Entries with chart source code
- - - - -

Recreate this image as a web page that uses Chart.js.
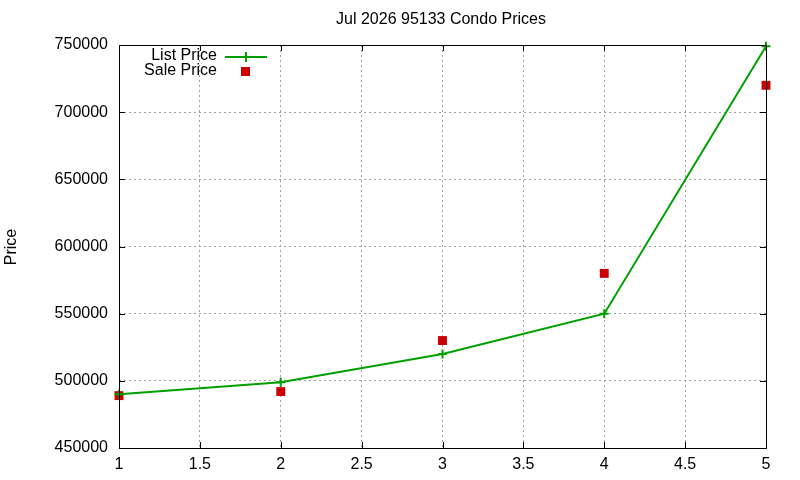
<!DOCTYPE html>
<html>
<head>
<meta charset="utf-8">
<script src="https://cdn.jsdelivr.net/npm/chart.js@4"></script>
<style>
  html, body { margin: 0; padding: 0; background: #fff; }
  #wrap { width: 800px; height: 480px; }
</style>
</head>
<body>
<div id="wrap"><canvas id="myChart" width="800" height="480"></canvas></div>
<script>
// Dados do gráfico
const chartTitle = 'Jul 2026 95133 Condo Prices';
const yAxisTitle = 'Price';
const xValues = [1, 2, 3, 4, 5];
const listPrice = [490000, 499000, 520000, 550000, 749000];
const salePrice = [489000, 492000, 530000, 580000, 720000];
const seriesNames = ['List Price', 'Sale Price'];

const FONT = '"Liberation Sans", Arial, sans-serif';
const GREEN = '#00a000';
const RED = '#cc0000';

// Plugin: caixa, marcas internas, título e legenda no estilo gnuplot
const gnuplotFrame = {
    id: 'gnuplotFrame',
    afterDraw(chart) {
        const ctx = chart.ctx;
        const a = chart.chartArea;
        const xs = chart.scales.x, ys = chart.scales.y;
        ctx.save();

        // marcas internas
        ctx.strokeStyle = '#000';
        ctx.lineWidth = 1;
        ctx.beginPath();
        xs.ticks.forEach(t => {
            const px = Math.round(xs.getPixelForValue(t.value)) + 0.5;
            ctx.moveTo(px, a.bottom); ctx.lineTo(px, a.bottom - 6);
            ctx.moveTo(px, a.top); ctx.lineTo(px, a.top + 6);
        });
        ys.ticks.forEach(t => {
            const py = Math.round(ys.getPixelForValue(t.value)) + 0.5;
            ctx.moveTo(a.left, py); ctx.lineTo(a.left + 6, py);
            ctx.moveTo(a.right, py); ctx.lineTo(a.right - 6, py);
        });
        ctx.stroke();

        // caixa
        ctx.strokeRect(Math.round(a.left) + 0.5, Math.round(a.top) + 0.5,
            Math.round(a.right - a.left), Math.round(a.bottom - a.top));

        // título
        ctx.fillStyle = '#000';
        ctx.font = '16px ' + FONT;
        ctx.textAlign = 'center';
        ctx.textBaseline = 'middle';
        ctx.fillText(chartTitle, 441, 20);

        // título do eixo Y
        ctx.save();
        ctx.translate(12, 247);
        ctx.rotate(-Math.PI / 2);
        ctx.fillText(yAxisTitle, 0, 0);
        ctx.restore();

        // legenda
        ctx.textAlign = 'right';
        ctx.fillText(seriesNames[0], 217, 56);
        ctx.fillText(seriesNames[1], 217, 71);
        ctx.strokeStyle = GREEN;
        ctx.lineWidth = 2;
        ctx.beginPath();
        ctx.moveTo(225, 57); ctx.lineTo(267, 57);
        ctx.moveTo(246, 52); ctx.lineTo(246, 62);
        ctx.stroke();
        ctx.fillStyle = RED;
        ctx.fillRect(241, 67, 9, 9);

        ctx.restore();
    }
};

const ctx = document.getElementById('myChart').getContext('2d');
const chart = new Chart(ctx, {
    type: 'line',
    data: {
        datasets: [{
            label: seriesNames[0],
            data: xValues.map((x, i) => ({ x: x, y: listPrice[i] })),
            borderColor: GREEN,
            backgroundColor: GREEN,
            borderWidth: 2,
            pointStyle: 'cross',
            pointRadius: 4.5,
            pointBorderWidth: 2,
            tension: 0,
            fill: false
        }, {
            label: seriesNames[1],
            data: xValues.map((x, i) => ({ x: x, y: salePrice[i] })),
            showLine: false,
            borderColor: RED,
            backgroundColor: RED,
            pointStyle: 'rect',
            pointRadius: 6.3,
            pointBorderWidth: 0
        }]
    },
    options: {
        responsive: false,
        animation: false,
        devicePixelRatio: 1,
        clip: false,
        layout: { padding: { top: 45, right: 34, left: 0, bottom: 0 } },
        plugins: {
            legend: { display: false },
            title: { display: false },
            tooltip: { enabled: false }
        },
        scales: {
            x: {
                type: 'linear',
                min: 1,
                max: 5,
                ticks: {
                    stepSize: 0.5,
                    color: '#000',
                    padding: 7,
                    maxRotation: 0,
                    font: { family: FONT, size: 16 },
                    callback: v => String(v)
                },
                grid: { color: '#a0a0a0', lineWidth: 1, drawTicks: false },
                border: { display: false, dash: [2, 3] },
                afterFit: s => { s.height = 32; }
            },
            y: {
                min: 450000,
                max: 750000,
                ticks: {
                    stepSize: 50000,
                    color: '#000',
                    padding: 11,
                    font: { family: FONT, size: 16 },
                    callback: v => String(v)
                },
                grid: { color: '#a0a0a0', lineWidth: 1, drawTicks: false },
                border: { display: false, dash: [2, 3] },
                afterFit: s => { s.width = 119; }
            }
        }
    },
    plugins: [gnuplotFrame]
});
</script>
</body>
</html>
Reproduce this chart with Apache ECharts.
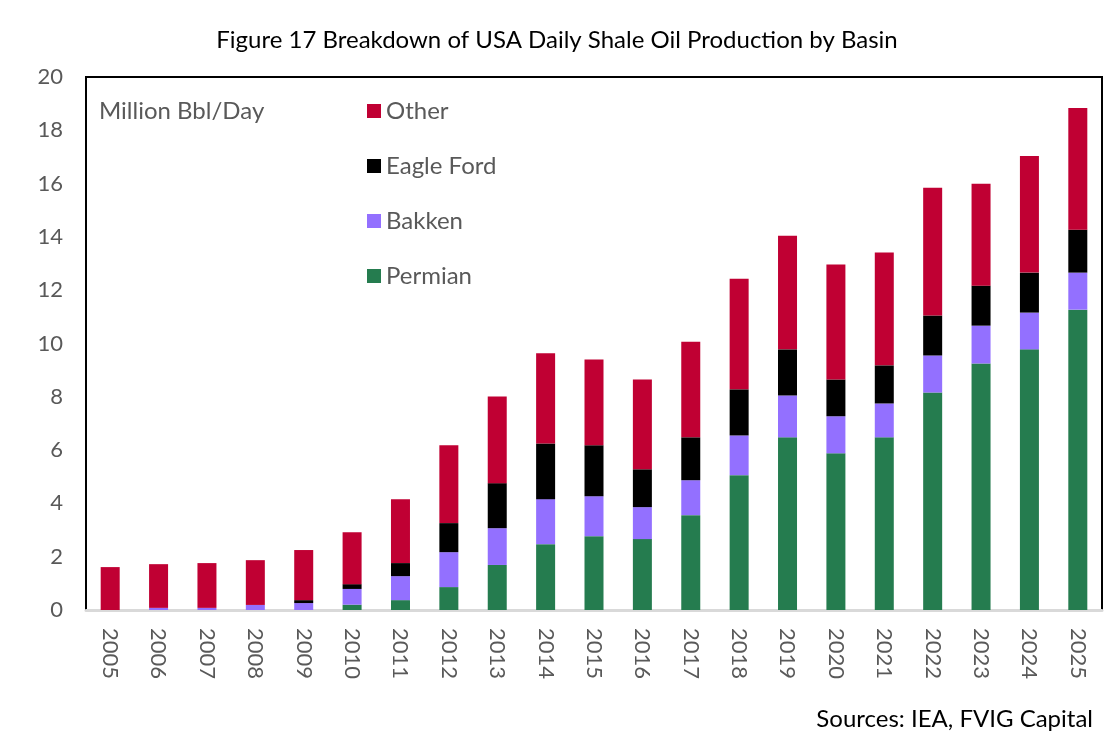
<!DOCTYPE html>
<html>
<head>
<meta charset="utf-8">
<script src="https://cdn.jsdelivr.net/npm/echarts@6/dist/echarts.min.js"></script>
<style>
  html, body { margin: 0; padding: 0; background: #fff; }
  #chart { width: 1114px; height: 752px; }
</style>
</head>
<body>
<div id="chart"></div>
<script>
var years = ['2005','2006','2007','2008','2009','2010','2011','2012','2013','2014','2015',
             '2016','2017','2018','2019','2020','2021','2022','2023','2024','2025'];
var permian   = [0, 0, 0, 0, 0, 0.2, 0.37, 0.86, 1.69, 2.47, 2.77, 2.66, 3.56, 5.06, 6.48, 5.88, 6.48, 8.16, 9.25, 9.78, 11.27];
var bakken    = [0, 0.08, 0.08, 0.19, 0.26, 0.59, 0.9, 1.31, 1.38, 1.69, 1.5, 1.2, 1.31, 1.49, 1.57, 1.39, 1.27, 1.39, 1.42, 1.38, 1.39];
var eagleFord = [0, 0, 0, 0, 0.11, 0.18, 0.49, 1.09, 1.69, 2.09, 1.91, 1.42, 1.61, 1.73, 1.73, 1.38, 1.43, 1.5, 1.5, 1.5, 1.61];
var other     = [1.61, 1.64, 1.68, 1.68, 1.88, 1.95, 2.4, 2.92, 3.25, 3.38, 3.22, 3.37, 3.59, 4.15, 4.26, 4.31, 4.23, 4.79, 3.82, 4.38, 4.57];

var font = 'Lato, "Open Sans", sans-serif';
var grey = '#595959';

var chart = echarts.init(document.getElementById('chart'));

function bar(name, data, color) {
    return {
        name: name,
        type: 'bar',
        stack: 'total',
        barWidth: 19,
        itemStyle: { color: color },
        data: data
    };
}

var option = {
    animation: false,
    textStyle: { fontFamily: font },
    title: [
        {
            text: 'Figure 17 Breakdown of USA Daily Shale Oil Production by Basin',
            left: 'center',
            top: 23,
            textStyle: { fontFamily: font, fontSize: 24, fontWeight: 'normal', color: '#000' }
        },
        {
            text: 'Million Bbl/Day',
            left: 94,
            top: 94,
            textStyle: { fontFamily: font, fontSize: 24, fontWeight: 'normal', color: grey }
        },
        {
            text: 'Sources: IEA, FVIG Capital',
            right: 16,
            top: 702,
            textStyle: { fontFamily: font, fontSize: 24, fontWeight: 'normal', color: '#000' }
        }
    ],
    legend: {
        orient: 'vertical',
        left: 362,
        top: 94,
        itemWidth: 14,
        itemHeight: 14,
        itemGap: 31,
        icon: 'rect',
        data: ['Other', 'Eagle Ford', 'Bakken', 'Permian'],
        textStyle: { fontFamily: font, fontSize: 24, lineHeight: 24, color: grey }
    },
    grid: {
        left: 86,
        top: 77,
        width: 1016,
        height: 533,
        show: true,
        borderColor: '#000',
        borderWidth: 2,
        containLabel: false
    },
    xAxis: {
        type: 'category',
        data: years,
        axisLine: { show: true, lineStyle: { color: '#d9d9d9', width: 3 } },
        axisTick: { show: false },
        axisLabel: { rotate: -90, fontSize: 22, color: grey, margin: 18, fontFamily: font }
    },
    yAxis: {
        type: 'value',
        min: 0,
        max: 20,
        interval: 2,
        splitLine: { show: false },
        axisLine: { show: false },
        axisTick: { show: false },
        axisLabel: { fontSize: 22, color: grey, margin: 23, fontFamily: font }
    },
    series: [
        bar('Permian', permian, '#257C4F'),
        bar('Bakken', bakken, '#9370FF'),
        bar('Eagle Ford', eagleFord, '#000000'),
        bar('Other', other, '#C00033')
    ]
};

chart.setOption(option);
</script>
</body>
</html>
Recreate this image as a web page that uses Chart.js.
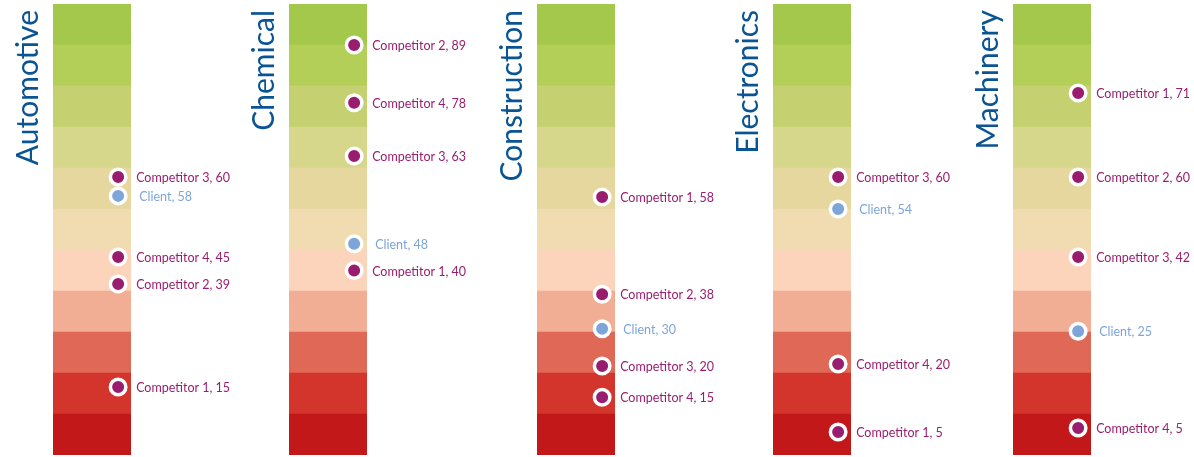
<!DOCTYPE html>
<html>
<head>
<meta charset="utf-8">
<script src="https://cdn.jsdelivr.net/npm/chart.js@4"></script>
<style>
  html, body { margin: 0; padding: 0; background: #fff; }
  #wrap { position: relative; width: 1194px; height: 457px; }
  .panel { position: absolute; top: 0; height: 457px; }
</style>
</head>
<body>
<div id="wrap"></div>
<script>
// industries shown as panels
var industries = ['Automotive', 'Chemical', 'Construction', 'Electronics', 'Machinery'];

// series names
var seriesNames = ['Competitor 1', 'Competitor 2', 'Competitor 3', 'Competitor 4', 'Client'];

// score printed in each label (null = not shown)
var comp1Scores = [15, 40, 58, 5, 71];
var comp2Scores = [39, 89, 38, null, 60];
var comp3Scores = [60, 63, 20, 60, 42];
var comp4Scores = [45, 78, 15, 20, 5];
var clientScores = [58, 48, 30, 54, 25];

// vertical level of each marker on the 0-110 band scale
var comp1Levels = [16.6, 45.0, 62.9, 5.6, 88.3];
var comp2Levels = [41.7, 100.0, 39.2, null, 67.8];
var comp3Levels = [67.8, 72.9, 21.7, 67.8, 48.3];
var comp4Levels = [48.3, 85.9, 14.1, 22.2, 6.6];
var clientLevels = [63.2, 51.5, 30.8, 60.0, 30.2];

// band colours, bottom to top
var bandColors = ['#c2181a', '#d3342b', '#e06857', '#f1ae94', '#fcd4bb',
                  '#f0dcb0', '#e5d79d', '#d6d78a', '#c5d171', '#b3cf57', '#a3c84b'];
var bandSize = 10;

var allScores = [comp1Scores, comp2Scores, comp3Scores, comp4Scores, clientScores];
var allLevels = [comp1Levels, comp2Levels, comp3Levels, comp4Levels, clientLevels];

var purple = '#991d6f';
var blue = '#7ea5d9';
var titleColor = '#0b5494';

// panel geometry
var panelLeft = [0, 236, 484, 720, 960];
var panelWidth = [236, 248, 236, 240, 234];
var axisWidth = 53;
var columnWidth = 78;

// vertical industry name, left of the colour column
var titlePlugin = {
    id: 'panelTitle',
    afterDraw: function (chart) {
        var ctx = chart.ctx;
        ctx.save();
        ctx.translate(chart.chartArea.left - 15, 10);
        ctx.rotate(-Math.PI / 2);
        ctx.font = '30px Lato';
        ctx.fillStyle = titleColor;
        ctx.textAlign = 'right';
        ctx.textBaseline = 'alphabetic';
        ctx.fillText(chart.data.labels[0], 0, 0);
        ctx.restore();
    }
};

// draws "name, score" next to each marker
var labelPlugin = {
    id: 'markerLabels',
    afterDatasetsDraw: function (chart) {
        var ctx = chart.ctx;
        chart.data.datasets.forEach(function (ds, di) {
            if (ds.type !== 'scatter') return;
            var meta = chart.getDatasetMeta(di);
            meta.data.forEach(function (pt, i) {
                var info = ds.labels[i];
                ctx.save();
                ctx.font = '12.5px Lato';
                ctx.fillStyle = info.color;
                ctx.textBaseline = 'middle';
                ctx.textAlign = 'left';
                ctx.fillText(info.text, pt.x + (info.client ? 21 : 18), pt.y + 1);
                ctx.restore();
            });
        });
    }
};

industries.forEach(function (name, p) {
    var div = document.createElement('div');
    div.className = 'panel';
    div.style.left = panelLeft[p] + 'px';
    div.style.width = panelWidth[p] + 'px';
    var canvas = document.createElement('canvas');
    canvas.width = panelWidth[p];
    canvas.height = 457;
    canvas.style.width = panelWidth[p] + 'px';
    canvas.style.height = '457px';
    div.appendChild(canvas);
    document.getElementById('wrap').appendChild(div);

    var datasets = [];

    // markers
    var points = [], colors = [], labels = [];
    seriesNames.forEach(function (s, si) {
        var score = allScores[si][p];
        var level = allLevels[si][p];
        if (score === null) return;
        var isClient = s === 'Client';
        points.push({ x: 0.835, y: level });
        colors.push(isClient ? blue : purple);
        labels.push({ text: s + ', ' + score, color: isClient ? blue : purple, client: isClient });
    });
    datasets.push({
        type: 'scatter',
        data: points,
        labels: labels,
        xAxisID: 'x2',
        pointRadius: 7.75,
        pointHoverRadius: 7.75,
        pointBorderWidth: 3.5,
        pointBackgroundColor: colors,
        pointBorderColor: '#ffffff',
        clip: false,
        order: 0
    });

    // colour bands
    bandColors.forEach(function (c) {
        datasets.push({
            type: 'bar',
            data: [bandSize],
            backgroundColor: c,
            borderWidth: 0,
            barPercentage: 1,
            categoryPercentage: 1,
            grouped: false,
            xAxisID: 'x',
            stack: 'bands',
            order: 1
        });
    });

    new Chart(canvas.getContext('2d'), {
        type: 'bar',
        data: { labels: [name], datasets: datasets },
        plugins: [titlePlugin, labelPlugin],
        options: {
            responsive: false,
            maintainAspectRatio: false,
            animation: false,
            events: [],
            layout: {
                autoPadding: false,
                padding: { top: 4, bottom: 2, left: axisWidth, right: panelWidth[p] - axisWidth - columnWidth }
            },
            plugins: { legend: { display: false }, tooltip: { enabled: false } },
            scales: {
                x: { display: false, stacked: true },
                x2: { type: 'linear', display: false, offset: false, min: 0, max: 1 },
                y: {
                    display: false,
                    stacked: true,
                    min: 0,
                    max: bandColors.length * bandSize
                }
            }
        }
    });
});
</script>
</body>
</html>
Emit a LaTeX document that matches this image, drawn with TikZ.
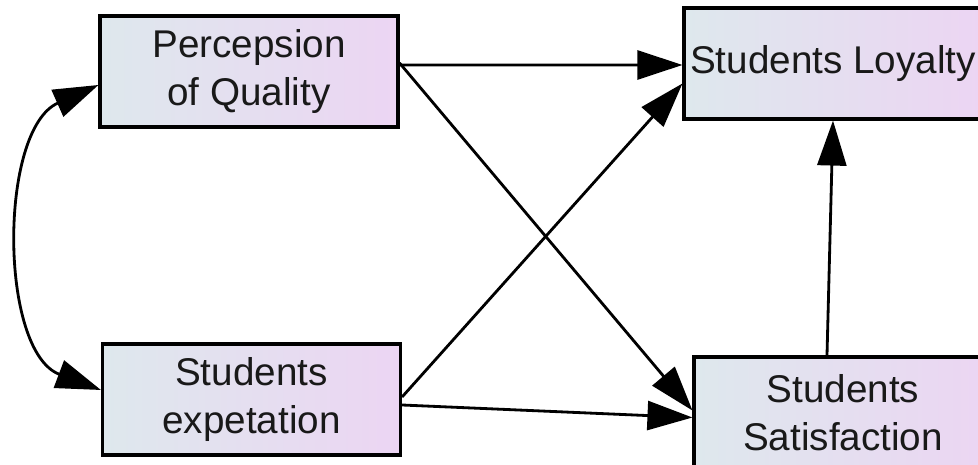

- - - - -

### Given exercise
From the records above, pick out and copy each line holding the word "this".

### Solution to the problem
Recreate this image as a web page that uses Chart.js.
Reproduce this chart with Apache ECharts.
Recreate this image as a web page that uses Chart.js.
Emit a LaTeX document that matches this image, drawn with TikZ.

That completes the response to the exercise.